### Work to be completed
Of the lines in the entries below, state how many hold the word "this". Say nothing else.

— START Records provided —

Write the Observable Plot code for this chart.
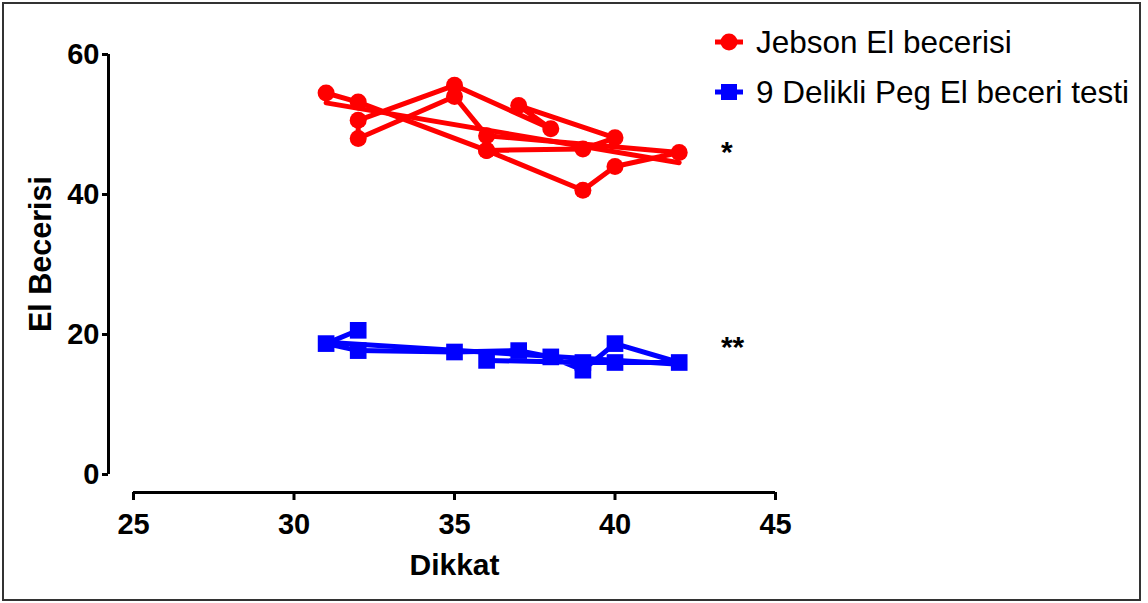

— END Records provided —
— START Records provided —

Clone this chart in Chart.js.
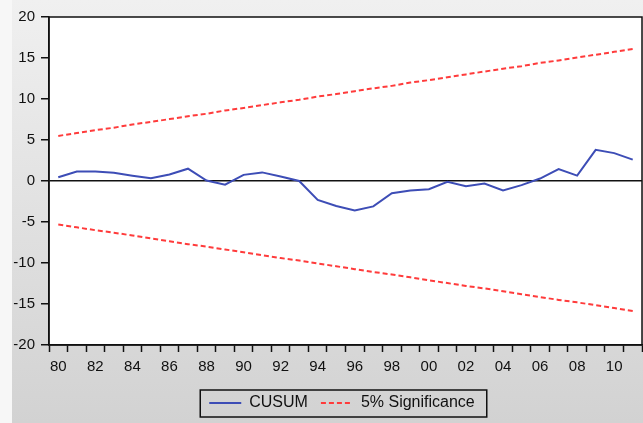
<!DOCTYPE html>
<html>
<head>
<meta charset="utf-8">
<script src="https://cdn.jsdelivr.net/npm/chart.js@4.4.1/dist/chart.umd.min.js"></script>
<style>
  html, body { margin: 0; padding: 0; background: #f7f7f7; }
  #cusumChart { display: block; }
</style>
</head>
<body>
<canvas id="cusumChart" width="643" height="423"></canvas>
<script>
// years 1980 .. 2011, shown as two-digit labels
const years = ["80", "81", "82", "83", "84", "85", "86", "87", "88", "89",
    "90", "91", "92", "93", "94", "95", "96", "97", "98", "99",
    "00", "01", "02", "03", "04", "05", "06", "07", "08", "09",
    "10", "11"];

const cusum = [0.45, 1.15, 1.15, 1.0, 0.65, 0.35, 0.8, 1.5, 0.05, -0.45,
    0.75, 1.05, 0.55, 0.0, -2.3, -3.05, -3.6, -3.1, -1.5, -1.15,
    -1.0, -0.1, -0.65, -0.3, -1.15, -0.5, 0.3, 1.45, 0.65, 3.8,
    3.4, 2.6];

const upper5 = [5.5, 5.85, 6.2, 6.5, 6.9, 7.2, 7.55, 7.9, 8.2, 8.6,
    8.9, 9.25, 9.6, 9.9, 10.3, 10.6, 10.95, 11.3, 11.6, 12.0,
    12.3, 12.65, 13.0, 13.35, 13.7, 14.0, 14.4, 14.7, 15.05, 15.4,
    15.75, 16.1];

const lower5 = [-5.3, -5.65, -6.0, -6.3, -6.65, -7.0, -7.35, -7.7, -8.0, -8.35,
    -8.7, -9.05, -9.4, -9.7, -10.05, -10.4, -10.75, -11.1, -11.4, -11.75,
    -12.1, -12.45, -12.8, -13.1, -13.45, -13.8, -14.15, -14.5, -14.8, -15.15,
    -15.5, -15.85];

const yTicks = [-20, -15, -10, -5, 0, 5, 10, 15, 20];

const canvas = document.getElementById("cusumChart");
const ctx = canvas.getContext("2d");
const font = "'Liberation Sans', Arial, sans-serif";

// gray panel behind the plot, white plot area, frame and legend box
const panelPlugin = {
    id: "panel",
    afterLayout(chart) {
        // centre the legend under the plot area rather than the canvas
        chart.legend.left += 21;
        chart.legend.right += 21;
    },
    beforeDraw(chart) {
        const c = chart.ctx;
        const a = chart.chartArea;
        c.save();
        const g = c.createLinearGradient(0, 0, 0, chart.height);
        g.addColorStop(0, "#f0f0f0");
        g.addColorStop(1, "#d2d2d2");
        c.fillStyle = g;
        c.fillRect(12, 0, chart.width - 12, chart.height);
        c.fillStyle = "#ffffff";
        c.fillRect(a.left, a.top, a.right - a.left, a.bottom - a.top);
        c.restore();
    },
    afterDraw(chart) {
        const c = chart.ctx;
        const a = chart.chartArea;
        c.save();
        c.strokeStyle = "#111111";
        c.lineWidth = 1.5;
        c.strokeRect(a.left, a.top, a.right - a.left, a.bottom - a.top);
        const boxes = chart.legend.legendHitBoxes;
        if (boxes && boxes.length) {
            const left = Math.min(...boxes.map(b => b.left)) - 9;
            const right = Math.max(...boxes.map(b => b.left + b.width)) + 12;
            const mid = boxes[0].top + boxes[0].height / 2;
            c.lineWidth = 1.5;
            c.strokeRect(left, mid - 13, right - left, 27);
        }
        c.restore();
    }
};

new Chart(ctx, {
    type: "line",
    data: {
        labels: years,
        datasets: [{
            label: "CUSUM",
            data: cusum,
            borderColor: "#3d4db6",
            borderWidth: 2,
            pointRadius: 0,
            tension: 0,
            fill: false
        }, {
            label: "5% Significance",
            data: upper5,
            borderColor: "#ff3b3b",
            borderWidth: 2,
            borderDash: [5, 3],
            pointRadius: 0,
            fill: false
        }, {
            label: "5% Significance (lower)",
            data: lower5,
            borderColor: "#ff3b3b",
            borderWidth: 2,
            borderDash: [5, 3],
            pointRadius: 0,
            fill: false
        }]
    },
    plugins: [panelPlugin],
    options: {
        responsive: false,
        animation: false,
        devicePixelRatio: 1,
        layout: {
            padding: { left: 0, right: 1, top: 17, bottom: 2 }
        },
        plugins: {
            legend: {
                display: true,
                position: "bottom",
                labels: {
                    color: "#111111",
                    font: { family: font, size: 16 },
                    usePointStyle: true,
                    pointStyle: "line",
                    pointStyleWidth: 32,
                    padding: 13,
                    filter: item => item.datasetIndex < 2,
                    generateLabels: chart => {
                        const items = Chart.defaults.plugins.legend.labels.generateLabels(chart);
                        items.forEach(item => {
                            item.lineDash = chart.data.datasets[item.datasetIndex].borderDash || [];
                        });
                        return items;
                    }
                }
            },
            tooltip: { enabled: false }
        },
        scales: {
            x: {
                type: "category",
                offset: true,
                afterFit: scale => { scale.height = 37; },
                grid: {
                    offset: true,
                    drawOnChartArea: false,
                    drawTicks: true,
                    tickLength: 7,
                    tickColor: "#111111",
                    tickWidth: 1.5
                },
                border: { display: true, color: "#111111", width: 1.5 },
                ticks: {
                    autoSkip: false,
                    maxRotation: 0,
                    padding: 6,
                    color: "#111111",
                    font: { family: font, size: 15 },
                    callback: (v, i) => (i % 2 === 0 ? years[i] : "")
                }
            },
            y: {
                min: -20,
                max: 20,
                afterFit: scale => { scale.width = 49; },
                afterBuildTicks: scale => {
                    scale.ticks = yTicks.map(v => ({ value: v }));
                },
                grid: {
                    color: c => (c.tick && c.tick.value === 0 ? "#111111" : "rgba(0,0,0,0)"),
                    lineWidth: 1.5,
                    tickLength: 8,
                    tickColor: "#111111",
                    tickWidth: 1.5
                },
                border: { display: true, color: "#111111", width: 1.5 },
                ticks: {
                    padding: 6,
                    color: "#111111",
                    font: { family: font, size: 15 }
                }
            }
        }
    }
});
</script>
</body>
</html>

— END Records provided —
— START Records provided —

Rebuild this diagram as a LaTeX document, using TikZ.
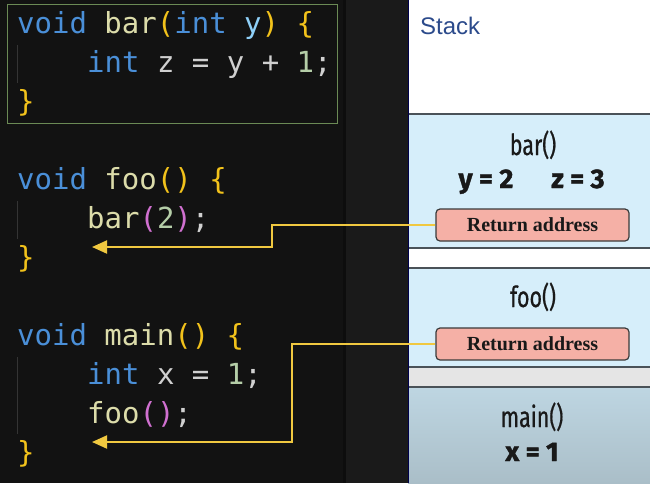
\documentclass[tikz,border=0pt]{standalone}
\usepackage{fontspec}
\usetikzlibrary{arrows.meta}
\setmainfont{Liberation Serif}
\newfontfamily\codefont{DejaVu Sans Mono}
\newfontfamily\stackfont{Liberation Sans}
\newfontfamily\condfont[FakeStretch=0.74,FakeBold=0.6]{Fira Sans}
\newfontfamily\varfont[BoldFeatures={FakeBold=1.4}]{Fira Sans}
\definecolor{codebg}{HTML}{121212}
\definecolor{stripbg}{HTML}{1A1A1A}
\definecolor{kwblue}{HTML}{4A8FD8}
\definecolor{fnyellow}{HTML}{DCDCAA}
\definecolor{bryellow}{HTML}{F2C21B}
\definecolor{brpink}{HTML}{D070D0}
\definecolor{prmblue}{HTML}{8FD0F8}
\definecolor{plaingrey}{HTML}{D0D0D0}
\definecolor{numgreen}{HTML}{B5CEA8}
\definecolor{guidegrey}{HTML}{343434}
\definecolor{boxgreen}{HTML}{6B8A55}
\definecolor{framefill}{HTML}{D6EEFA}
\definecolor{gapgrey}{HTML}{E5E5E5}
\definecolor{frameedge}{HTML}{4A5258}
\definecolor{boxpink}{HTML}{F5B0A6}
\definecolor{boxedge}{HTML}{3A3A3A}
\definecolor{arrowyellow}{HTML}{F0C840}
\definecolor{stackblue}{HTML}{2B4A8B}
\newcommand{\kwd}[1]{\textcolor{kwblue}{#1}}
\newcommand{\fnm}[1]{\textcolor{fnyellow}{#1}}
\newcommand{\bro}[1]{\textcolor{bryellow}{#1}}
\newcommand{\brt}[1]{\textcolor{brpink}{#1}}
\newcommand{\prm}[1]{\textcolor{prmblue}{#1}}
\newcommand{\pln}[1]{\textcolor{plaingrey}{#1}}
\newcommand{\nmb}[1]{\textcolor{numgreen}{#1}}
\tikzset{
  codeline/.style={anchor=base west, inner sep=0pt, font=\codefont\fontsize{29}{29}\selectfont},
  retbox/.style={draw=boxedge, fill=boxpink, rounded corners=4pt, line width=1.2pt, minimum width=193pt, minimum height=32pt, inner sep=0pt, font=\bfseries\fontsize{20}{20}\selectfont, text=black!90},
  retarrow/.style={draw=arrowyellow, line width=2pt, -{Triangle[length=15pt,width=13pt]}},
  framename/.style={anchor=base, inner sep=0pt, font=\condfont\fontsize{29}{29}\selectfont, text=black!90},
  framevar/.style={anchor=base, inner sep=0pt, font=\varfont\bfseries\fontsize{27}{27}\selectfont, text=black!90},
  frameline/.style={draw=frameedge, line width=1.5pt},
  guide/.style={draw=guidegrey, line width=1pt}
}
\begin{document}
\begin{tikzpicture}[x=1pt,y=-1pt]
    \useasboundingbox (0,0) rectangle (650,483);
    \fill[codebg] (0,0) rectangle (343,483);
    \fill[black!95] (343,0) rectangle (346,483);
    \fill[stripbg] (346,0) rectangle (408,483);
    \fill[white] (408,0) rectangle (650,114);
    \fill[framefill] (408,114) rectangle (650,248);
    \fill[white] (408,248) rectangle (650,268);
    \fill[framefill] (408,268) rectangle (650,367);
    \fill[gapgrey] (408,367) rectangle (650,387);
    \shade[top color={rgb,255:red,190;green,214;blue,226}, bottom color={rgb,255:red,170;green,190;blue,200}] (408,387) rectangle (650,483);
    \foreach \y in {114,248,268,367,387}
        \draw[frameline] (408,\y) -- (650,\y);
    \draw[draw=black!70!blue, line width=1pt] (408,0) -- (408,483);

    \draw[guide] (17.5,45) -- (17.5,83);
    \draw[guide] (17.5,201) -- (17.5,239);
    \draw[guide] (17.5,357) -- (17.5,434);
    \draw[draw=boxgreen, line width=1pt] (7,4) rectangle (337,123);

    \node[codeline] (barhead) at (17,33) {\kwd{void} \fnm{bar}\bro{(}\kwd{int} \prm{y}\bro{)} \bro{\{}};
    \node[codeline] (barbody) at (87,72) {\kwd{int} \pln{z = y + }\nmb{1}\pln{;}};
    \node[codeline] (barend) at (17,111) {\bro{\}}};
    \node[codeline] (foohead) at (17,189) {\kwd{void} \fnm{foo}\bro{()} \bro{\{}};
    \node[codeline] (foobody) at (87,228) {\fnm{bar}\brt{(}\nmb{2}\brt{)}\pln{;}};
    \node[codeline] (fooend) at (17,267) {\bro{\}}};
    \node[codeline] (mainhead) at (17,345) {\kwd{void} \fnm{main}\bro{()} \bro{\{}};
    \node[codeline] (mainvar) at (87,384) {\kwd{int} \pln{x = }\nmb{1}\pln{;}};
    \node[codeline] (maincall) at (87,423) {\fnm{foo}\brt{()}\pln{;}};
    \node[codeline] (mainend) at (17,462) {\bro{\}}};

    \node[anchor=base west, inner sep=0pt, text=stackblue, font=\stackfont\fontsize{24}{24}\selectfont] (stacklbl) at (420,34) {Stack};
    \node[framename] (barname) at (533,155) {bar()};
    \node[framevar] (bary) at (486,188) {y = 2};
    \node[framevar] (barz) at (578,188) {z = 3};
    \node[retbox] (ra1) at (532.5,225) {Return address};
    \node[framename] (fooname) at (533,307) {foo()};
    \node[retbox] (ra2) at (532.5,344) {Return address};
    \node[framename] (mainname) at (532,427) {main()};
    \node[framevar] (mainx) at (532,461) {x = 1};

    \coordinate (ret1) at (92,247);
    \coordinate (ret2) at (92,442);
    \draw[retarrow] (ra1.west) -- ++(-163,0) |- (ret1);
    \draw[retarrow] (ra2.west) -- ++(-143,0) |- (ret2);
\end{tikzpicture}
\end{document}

— END Records provided —

### Completed task
3